Collect all lines from the listing that include the string "this".

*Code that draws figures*
<<<<

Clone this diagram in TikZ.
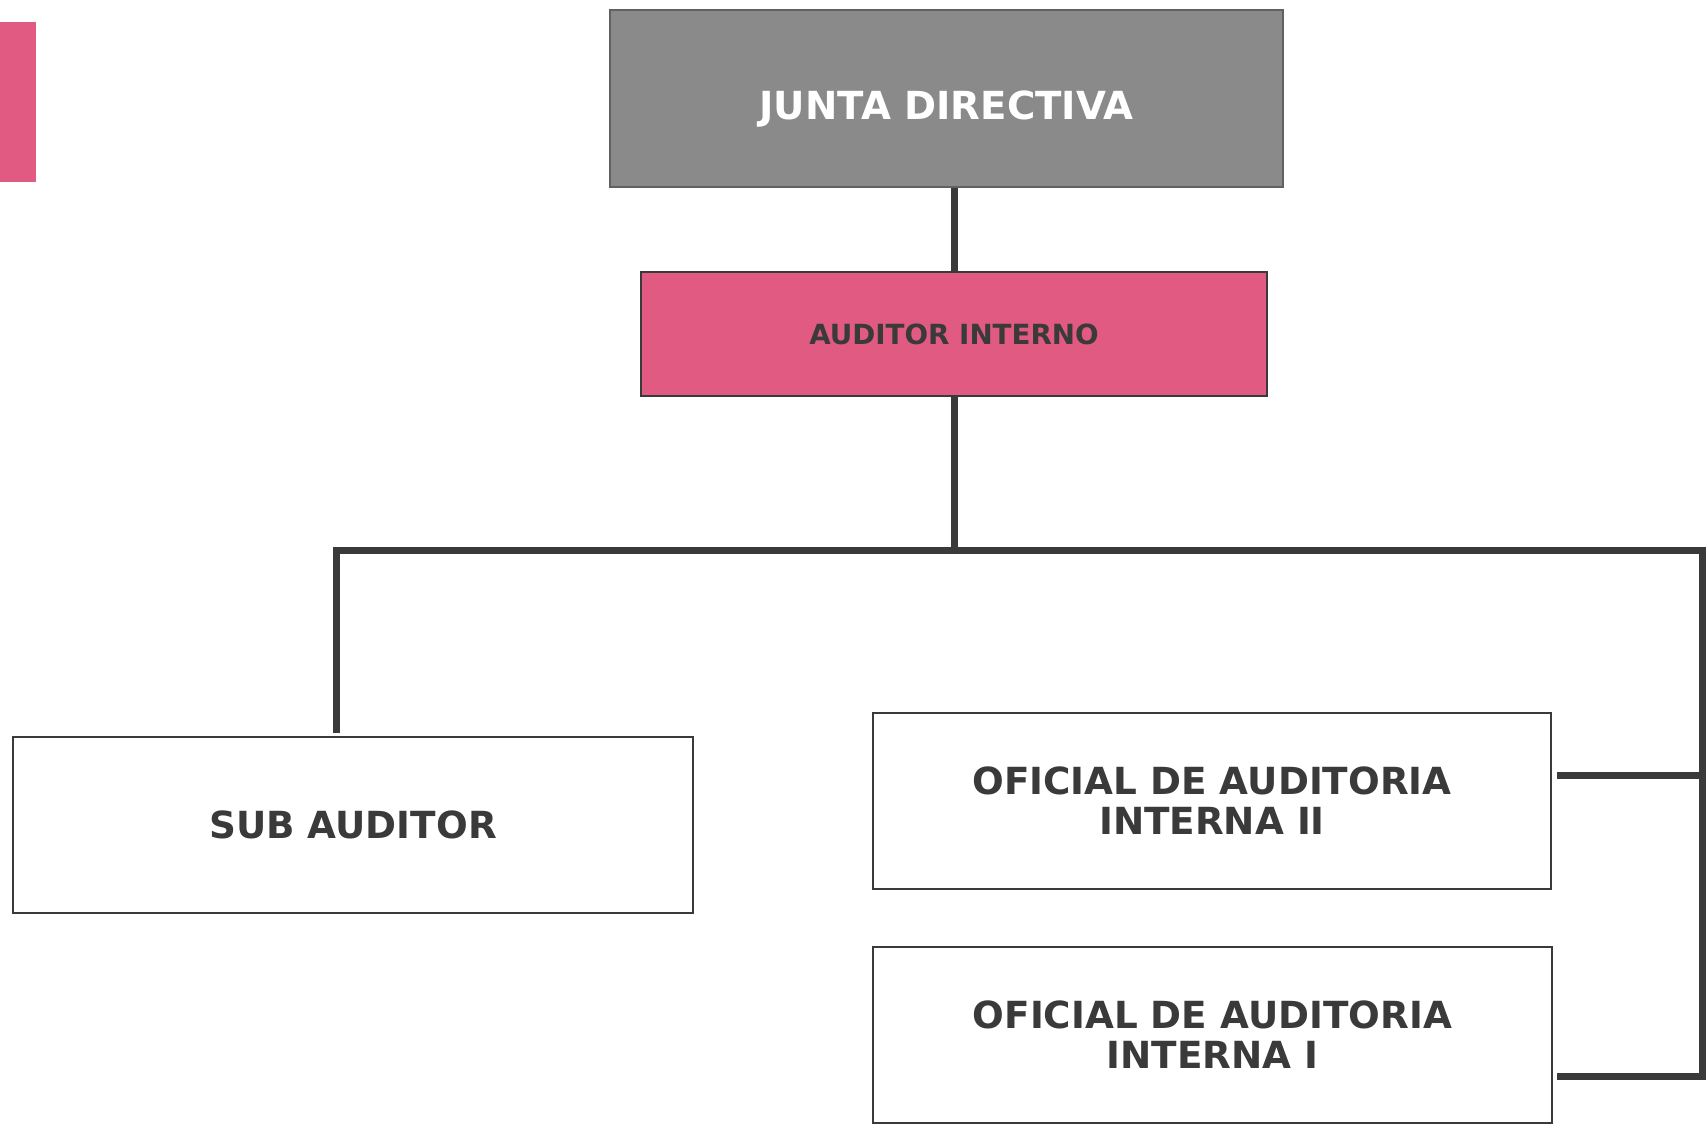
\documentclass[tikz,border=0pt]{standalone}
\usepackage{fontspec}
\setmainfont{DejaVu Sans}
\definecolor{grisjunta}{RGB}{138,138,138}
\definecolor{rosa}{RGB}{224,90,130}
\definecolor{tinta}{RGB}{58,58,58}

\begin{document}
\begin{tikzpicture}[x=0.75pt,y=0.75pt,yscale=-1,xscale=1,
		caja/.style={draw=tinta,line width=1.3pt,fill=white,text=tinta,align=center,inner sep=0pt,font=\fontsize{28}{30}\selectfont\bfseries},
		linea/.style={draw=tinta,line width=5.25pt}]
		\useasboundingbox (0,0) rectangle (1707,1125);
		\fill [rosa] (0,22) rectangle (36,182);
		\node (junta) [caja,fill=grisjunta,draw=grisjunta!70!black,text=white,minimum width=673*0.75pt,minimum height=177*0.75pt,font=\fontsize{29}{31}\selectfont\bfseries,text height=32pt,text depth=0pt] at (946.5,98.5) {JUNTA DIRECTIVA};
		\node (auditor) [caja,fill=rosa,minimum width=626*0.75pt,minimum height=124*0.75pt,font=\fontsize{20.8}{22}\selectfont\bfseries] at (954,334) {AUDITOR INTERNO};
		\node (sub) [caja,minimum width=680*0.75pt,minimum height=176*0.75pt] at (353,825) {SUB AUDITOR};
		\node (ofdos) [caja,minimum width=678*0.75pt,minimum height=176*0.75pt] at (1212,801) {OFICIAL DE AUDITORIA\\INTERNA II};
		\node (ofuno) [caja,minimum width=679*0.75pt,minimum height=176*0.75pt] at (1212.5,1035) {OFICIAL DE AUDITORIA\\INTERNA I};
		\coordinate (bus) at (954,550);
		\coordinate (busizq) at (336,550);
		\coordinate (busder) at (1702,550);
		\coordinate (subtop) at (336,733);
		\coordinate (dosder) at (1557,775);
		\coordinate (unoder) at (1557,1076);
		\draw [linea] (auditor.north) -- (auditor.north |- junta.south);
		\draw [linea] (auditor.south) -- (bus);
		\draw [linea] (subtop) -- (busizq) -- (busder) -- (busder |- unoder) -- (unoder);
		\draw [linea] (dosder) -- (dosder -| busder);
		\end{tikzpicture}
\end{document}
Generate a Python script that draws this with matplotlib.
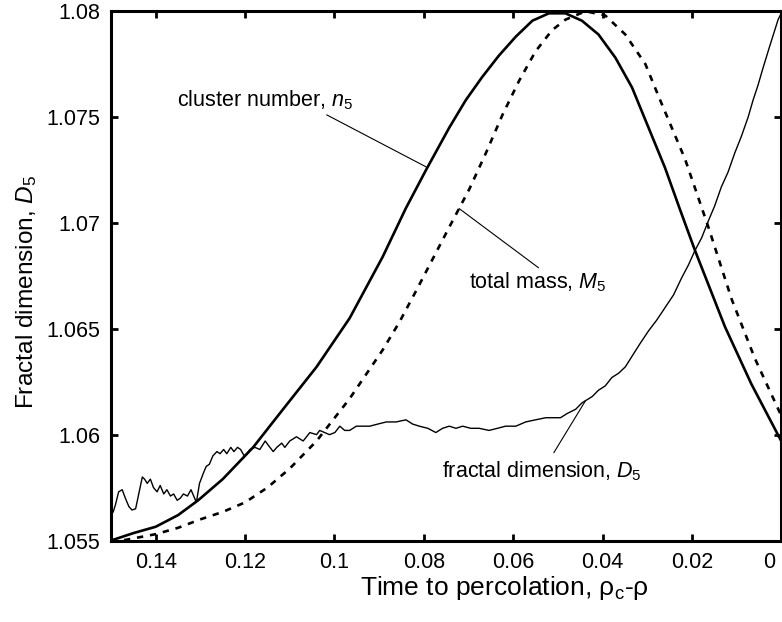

>>>>

*Exercise answer*
Clone this diagram in TikZ.
Generate a Python script that draws this with matplotlib.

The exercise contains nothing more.